AIM
The lines to extract run from the first line of the material below to the line containing "rn = list(range(1, 264))", both included; leave the pictures behind.

MATERIAL
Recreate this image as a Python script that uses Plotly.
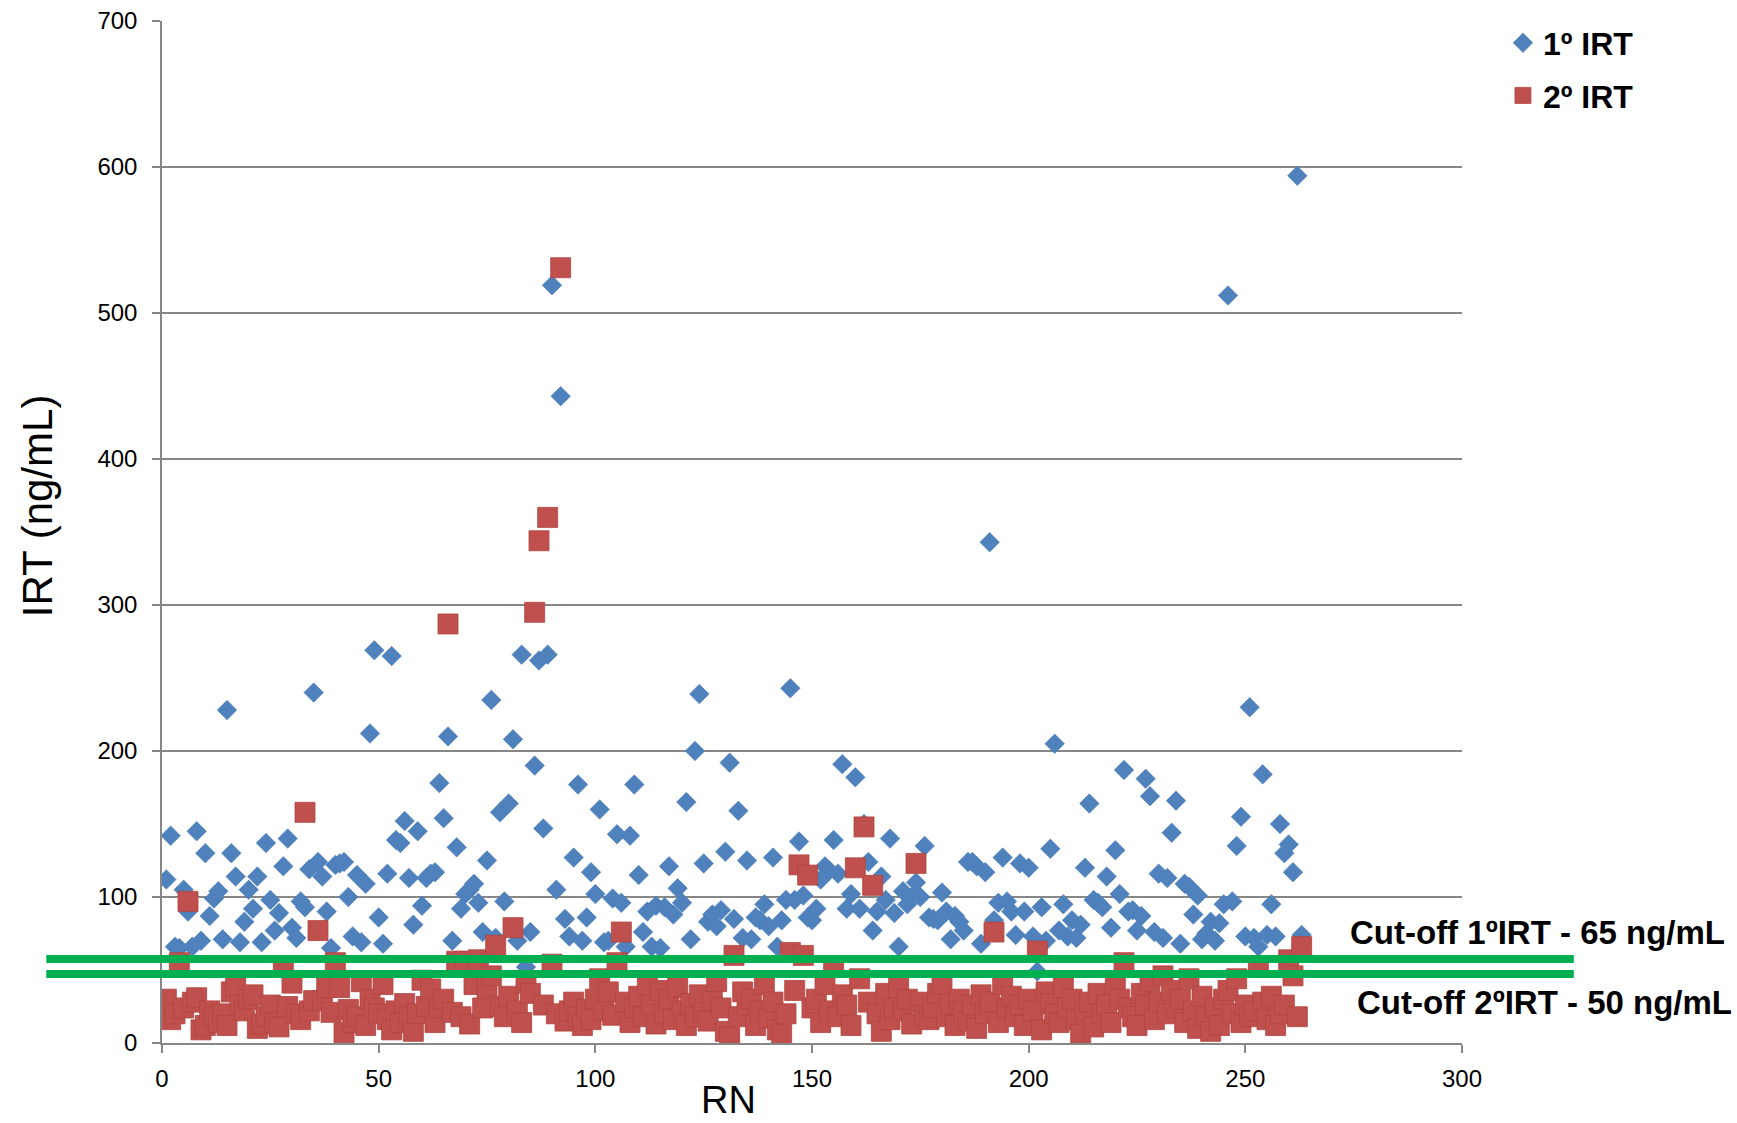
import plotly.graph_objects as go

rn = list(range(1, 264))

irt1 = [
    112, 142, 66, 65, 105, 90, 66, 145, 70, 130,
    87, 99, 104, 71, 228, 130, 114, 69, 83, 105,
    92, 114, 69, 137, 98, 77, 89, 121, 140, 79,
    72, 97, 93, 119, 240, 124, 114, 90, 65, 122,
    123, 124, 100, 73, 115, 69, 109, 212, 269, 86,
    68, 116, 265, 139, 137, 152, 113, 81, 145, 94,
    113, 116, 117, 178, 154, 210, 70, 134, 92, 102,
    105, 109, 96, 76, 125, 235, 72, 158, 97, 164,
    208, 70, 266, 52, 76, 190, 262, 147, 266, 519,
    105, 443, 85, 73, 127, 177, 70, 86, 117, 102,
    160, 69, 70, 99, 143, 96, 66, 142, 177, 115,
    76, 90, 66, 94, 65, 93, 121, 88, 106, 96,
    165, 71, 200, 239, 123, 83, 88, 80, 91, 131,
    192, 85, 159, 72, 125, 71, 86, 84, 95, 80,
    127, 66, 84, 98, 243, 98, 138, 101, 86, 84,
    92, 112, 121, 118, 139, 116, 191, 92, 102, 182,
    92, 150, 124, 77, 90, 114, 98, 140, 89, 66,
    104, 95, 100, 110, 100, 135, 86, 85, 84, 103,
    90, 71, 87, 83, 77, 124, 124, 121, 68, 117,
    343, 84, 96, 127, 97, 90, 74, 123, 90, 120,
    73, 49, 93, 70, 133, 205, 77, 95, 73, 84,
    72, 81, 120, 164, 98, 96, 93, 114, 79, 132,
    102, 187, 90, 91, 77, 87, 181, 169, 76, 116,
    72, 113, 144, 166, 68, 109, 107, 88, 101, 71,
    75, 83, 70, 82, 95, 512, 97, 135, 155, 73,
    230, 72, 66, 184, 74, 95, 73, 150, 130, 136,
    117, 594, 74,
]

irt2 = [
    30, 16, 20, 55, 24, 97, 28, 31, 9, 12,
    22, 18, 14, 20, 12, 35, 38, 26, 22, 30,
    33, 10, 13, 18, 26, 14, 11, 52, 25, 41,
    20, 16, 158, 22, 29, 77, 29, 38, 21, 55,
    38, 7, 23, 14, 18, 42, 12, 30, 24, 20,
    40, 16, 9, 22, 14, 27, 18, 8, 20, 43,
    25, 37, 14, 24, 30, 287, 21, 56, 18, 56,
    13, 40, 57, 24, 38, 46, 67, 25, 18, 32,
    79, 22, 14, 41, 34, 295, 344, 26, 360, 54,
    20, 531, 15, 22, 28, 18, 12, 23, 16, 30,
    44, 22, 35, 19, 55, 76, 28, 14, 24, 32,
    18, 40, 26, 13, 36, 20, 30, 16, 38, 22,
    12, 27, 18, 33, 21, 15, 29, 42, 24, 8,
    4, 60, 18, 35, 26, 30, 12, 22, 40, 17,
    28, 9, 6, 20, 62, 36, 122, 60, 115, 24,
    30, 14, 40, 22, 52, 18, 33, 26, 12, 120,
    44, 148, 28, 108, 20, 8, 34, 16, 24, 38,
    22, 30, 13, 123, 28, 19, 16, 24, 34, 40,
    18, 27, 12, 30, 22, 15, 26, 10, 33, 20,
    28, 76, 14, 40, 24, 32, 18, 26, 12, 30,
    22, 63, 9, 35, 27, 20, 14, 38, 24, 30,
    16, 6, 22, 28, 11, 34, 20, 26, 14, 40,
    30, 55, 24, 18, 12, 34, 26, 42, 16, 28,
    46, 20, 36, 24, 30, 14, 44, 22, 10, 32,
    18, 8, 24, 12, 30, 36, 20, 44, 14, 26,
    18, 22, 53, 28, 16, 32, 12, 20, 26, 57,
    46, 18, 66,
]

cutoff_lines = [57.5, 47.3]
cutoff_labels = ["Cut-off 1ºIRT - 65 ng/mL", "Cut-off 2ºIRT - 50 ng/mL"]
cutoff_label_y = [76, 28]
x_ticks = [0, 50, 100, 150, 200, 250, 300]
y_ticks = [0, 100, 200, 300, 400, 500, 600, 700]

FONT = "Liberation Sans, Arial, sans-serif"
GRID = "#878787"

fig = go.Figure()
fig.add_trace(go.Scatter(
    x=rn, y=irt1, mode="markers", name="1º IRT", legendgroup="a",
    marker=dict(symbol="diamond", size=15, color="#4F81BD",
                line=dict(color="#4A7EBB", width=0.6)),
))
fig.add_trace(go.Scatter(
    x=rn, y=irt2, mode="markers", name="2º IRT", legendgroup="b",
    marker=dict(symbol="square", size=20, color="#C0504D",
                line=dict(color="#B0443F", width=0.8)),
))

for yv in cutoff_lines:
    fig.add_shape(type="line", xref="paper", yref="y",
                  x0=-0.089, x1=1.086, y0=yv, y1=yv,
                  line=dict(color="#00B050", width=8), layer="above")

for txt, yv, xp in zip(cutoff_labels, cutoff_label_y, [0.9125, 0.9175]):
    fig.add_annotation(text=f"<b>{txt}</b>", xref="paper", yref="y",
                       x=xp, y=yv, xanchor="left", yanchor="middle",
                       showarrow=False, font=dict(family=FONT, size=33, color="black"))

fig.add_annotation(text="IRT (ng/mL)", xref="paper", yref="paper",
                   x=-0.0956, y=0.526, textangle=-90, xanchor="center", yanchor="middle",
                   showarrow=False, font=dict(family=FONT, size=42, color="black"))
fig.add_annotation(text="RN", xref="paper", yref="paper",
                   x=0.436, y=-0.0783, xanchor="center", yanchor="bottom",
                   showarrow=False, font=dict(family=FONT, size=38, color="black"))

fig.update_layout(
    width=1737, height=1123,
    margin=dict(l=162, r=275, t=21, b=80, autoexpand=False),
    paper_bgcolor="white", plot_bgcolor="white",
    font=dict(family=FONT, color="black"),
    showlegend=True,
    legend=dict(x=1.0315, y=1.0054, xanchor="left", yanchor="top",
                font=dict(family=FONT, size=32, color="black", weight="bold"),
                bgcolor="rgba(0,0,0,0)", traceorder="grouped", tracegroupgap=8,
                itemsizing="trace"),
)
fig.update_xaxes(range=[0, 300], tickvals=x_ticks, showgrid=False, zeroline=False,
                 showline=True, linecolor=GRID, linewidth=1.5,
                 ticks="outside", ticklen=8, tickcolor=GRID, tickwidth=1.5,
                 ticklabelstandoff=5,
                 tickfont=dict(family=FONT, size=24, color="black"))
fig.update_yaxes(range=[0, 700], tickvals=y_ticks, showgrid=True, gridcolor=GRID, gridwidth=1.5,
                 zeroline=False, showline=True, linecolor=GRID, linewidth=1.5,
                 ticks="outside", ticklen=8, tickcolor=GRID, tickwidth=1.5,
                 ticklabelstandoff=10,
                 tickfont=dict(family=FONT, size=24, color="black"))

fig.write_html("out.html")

FINISHED EXERCISE
Recreate this image as a Python script that uses Plotly.
import plotly.graph_objects as go

rn = list(range(1, 264))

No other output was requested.